## begin INFORMATION PROVIDED
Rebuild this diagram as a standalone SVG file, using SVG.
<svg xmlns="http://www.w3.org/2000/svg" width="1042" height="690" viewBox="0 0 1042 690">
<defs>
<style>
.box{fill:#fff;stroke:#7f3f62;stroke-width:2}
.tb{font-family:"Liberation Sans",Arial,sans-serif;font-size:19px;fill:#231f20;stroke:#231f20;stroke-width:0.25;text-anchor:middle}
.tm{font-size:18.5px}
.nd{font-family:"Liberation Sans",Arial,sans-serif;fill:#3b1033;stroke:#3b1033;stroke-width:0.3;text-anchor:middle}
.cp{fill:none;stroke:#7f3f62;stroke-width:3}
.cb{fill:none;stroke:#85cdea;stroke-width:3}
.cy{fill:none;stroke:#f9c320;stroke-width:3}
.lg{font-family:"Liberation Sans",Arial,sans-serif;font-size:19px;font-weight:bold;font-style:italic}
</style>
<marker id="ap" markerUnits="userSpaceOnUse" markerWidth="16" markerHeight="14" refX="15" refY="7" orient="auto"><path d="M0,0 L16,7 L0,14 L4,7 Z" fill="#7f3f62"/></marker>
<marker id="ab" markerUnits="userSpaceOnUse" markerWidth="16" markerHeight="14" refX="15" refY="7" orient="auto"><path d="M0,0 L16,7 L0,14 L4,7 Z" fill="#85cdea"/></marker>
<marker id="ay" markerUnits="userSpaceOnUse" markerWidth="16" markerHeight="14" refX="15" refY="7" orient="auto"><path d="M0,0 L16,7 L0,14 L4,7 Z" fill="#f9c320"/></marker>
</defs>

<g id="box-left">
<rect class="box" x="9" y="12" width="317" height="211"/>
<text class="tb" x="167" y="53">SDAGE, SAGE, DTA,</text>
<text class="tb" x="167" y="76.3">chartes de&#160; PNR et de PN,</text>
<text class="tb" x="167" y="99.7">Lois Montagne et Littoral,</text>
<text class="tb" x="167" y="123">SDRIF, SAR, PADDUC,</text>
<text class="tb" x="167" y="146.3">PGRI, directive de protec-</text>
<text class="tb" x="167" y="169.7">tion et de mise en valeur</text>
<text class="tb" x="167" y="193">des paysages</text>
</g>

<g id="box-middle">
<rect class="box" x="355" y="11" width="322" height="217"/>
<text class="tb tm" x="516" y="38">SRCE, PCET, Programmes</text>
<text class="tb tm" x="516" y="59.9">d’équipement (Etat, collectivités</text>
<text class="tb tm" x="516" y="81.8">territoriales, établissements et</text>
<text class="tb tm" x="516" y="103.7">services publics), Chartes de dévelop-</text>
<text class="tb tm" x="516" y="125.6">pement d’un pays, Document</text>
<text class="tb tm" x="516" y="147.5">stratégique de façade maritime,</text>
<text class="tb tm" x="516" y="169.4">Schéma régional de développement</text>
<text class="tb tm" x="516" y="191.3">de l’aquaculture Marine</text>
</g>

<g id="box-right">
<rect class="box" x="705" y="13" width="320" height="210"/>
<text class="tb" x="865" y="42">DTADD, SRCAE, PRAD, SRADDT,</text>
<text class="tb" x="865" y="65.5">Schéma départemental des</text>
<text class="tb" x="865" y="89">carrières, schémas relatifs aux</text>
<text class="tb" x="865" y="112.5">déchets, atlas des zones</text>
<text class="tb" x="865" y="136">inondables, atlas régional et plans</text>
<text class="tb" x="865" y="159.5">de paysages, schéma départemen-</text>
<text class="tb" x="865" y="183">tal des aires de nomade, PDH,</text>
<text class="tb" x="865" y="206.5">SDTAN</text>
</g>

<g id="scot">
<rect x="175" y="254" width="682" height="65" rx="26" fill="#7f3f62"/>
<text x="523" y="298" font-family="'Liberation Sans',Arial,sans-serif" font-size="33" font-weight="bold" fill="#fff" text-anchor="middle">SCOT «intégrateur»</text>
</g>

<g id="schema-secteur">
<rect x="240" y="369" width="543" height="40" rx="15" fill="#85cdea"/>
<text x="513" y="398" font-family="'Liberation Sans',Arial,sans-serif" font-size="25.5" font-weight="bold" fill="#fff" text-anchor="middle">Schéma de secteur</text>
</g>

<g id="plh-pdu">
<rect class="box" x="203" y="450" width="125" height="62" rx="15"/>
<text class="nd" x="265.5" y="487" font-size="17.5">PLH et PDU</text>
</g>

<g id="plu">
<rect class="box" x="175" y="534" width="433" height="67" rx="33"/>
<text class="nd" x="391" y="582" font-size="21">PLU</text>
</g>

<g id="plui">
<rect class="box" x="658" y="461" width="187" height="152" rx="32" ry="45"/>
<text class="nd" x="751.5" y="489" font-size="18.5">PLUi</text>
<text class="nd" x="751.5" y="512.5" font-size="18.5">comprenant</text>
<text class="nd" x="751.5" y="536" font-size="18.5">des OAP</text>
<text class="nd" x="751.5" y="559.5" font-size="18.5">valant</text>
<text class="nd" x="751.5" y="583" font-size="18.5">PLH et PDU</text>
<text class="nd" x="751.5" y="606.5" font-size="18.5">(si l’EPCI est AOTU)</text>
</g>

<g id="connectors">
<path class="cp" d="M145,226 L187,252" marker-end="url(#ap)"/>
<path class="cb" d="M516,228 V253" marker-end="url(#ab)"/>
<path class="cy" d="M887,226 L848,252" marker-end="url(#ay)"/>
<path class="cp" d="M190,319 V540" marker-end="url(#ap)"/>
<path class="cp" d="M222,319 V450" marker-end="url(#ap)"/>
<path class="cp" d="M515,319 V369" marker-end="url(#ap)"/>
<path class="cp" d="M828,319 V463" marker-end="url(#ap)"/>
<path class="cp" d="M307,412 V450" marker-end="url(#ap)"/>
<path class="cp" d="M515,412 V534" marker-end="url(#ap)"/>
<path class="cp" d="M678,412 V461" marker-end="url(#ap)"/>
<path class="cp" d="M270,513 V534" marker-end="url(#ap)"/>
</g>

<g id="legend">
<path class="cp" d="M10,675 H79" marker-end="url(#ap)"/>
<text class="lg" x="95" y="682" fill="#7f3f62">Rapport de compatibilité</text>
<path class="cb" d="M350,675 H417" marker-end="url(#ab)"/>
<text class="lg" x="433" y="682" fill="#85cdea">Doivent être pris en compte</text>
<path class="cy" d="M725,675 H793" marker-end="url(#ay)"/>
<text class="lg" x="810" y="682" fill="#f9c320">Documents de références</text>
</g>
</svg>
## end INFORMATION PROVIDED
SHORT EXERCISE
Take the listing above and write it out again exactly.

THE ANSWER
Rebuild this diagram as a standalone SVG file, using SVG.
<svg xmlns="http://www.w3.org/2000/svg" width="1042" height="690" viewBox="0 0 1042 690">
<defs>
<style>
.box{fill:#fff;stroke:#7f3f62;stroke-width:2}
.tb{font-family:"Liberation Sans",Arial,sans-serif;font-size:19px;fill:#231f20;stroke:#231f20;stroke-width:0.25;text-anchor:middle}
.tm{font-size:18.5px}
.nd{font-family:"Liberation Sans",Arial,sans-serif;fill:#3b1033;stroke:#3b1033;stroke-width:0.3;text-anchor:middle}
.cp{fill:none;stroke:#7f3f62;stroke-width:3}
.cb{fill:none;stroke:#85cdea;stroke-width:3}
.cy{fill:none;stroke:#f9c320;stroke-width:3}
.lg{font-family:"Liberation Sans",Arial,sans-serif;font-size:19px;font-weight:bold;font-style:italic}
</style>
<marker id="ap" markerUnits="userSpaceOnUse" markerWidth="16" markerHeight="14" refX="15" refY="7" orient="auto"><path d="M0,0 L16,7 L0,14 L4,7 Z" fill="#7f3f62"/></marker>
<marker id="ab" markerUnits="userSpaceOnUse" markerWidth="16" markerHeight="14" refX="15" refY="7" orient="auto"><path d="M0,0 L16,7 L0,14 L4,7 Z" fill="#85cdea"/></marker>
<marker id="ay" markerUnits="userSpaceOnUse" markerWidth="16" markerHeight="14" refX="15" refY="7" orient="auto"><path d="M0,0 L16,7 L0,14 L4,7 Z" fill="#f9c320"/></marker>
</defs>

<g id="box-left">
<rect class="box" x="9" y="12" width="317" height="211"/>
<text class="tb" x="167" y="53">SDAGE, SAGE, DTA,</text>
<text class="tb" x="167" y="76.3">chartes de&#160; PNR et de PN,</text>
<text class="tb" x="167" y="99.7">Lois Montagne et Littoral,</text>
<text class="tb" x="167" y="123">SDRIF, SAR, PADDUC,</text>
<text class="tb" x="167" y="146.3">PGRI, directive de protec-</text>
<text class="tb" x="167" y="169.7">tion et de mise en valeur</text>
<text class="tb" x="167" y="193">des paysages</text>
</g>

<g id="box-middle">
<rect class="box" x="355" y="11" width="322" height="217"/>
<text class="tb tm" x="516" y="38">SRCE, PCET, Programmes</text>
<text class="tb tm" x="516" y="59.9">d’équipement (Etat, collectivités</text>
<text class="tb tm" x="516" y="81.8">territoriales, établissements et</text>
<text class="tb tm" x="516" y="103.7">services publics), Chartes de dévelop-</text>
<text class="tb tm" x="516" y="125.6">pement d’un pays, Document</text>
<text class="tb tm" x="516" y="147.5">stratégique de façade maritime,</text>
<text class="tb tm" x="516" y="169.4">Schéma régional de développement</text>
<text class="tb tm" x="516" y="191.3">de l’aquaculture Marine</text>
</g>

<g id="box-right">
<rect class="box" x="705" y="13" width="320" height="210"/>
<text class="tb" x="865" y="42">DTADD, SRCAE, PRAD, SRADDT,</text>
<text class="tb" x="865" y="65.5">Schéma départemental des</text>
<text class="tb" x="865" y="89">carrières, schémas relatifs aux</text>
<text class="tb" x="865" y="112.5">déchets, atlas des zones</text>
<text class="tb" x="865" y="136">inondables, atlas régional et plans</text>
<text class="tb" x="865" y="159.5">de paysages, schéma départemen-</text>
<text class="tb" x="865" y="183">tal des aires de nomade, PDH,</text>
<text class="tb" x="865" y="206.5">SDTAN</text>
</g>

<g id="scot">
<rect x="175" y="254" width="682" height="65" rx="26" fill="#7f3f62"/>
<text x="523" y="298" font-family="'Liberation Sans',Arial,sans-serif" font-size="33" font-weight="bold" fill="#fff" text-anchor="middle">SCOT «intégrateur»</text>
</g>

<g id="schema-secteur">
<rect x="240" y="369" width="543" height="40" rx="15" fill="#85cdea"/>
<text x="513" y="398" font-family="'Liberation Sans',Arial,sans-serif" font-size="25.5" font-weight="bold" fill="#fff" text-anchor="middle">Schéma de secteur</text>
</g>

<g id="plh-pdu">
<rect class="box" x="203" y="450" width="125" height="62" rx="15"/>
<text class="nd" x="265.5" y="487" font-size="17.5">PLH et PDU</text>
</g>

<g id="plu">
<rect class="box" x="175" y="534" width="433" height="67" rx="33"/>
<text class="nd" x="391" y="582" font-size="21">PLU</text>
</g>

<g id="plui">
<rect class="box" x="658" y="461" width="187" height="152" rx="32" ry="45"/>
<text class="nd" x="751.5" y="489" font-size="18.5">PLUi</text>
<text class="nd" x="751.5" y="512.5" font-size="18.5">comprenant</text>
<text class="nd" x="751.5" y="536" font-size="18.5">des OAP</text>
<text class="nd" x="751.5" y="559.5" font-size="18.5">valant</text>
<text class="nd" x="751.5" y="583" font-size="18.5">PLH et PDU</text>
<text class="nd" x="751.5" y="606.5" font-size="18.5">(si l’EPCI est AOTU)</text>
</g>

<g id="connectors">
<path class="cp" d="M145,226 L187,252" marker-end="url(#ap)"/>
<path class="cb" d="M516,228 V253" marker-end="url(#ab)"/>
<path class="cy" d="M887,226 L848,252" marker-end="url(#ay)"/>
<path class="cp" d="M190,319 V540" marker-end="url(#ap)"/>
<path class="cp" d="M222,319 V450" marker-end="url(#ap)"/>
<path class="cp" d="M515,319 V369" marker-end="url(#ap)"/>
<path class="cp" d="M828,319 V463" marker-end="url(#ap)"/>
<path class="cp" d="M307,412 V450" marker-end="url(#ap)"/>
<path class="cp" d="M515,412 V534" marker-end="url(#ap)"/>
<path class="cp" d="M678,412 V461" marker-end="url(#ap)"/>
<path class="cp" d="M270,513 V534" marker-end="url(#ap)"/>
</g>

<g id="legend">
<path class="cp" d="M10,675 H79" marker-end="url(#ap)"/>
<text class="lg" x="95" y="682" fill="#7f3f62">Rapport de compatibilité</text>
<path class="cb" d="M350,675 H417" marker-end="url(#ab)"/>
<text class="lg" x="433" y="682" fill="#85cdea">Doivent être pris en compte</text>
<path class="cy" d="M725,675 H793" marker-end="url(#ay)"/>
<text class="lg" x="810" y="682" fill="#f9c320">Documents de références</text>
</g>
</svg>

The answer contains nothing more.